Wolves Identified by Unique Howls, May Help Rare Species

New method lets scientists ID howling wolves with total accuracy.

A gray wolf peers from a bush in Idaho's Sawtooth Mountains.

If any gray wolves are howling their discontent with a recent proposal to remove what remains of their U.S. federal protection, scientists can now identify the outspoken.

A new, more sophisticated method for analyzing sound recordings of wild wolf howls can, with absolute accuracy, tell individual wolves apart-and may even help save the old dog, according to a new paper in the journal Bioacoustics.

Study leader Holly Root-Gutteridge and colleagues at Nottingham Trent University in the U.K., working with recordings of wild wolves mostly from Algonquin Provincial Park (map) in Ontario, Canada, also found the technique can distinguish a single animal from a chorus of howlers with 97.4 percent accuracy. The team had previously used the method with captive wolves, but this is the first time it's worked with wild wolf songs and all the ambient sounds that go with them.

Specifically, the team's more thorough howl analysis looks at pitch—also considered by previous howl-analyzing tools—but also at amplitude, or the acoustic energy, of recorded howls.

"This is like trying to describe the human voice by saying 'Sandra has a high voice, and Jane has a high voice,'" said Root-Gutteridge, "then refining it by saying 'Sandra has a soft-spoken voice, but Jane has a loud voice.' The highness still matters, but if you add the detail about vocal intensity, you're less likely to confuse Sandra and Jane."

What's more, the technology is able to scrutinize howl recordings and throw out extra, unneeded noises like wind and water that might otherwise confuse the data.

Tracking Wolves a Challenge

These majestic canids—which once roamed most of the northern Rockies of the United States and Canada and the forests along the Great Lakes—nearly went extinct in the early 1960s, when they were considered vermin and all but eradicated by hunters. After the shooting stopped, only about 300 gray wolves remained, skulking through the deep woods of upper Michigan and Minnesota.

With protection under the Endangered Species Act, gray wolves have come back from the brink—one of the biggest success stories in U.S. conservation history. (Related: "Wolf Wars" in National Geographic magazine.)

Though nowhere near the historical estimate of more than 400,000 gray wolves in the United States, now as many as 5,000 live in Michigan, Wisconsin, and Minnesota, with another 7,000 in Alaska. Smaller numbers of reintroduced wolves live in Montana, Idaho, and Wyoming.

But monitoring their populations, which remains a vital part of management, has always been an inexact and labor-intensive science.

Methods include tracking the animals based on pawprints and other marks in the snow, which works quite well-when it snows. GPS collaring lets you know where an individual is, but not with whom it spends its time.

Plus, collars are expensive and collaring requires capturing wolves first-a huge and stressful undertaking for all involved, said Root-Gutteridge. (See an interactive on the return of the wolf.)

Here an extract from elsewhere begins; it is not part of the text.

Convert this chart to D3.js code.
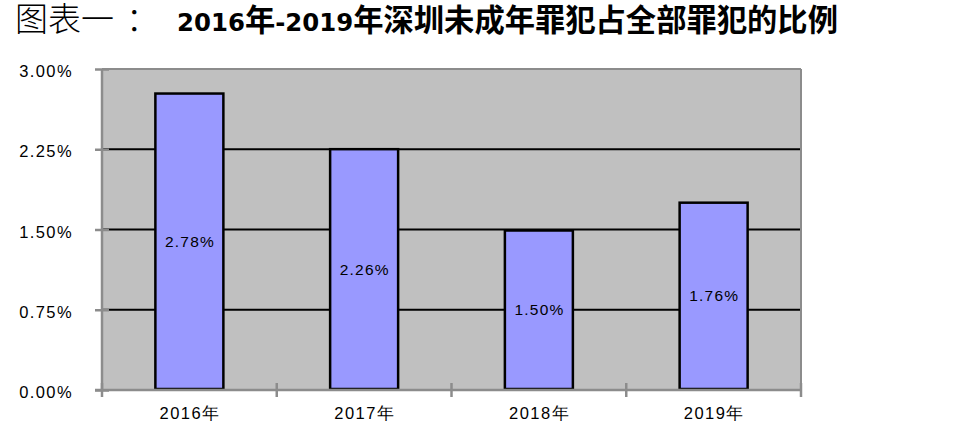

Finally, you can play howl recordings to wolves and listen to their replies-which can carry six miles (ten kilometers)-but you can't identify individuals and don't know when one animal is repeating itself or when a new howler has joined in.

DNA analysis of scat has its place, but it is costly and requires finding the wolves first.

Wolves Out of the Woods?

Now that the new technique has been shown to succeed with wild animals, the team sees it as a tool to help conserve wolves in their natural habitats. (See more wolf pictures.)

For instance, tracking howls accurately could make future wolf counts and monitoring of individuals much more precise. If plans go forward to fully drop the gray wolf from the U.S. Endangered Species list and let states do as they please regarding hunting, better monitoring could over time help determine if it was too soon to strip away those last protective rules, as many conservationists argue.

The technology could also be put to use with other canids like African wild dogs and Ethiopian wolves, both of which are endangered in their habitats, said Root-Gutteridge.

"If it howls, the code can extract it and we can identify it."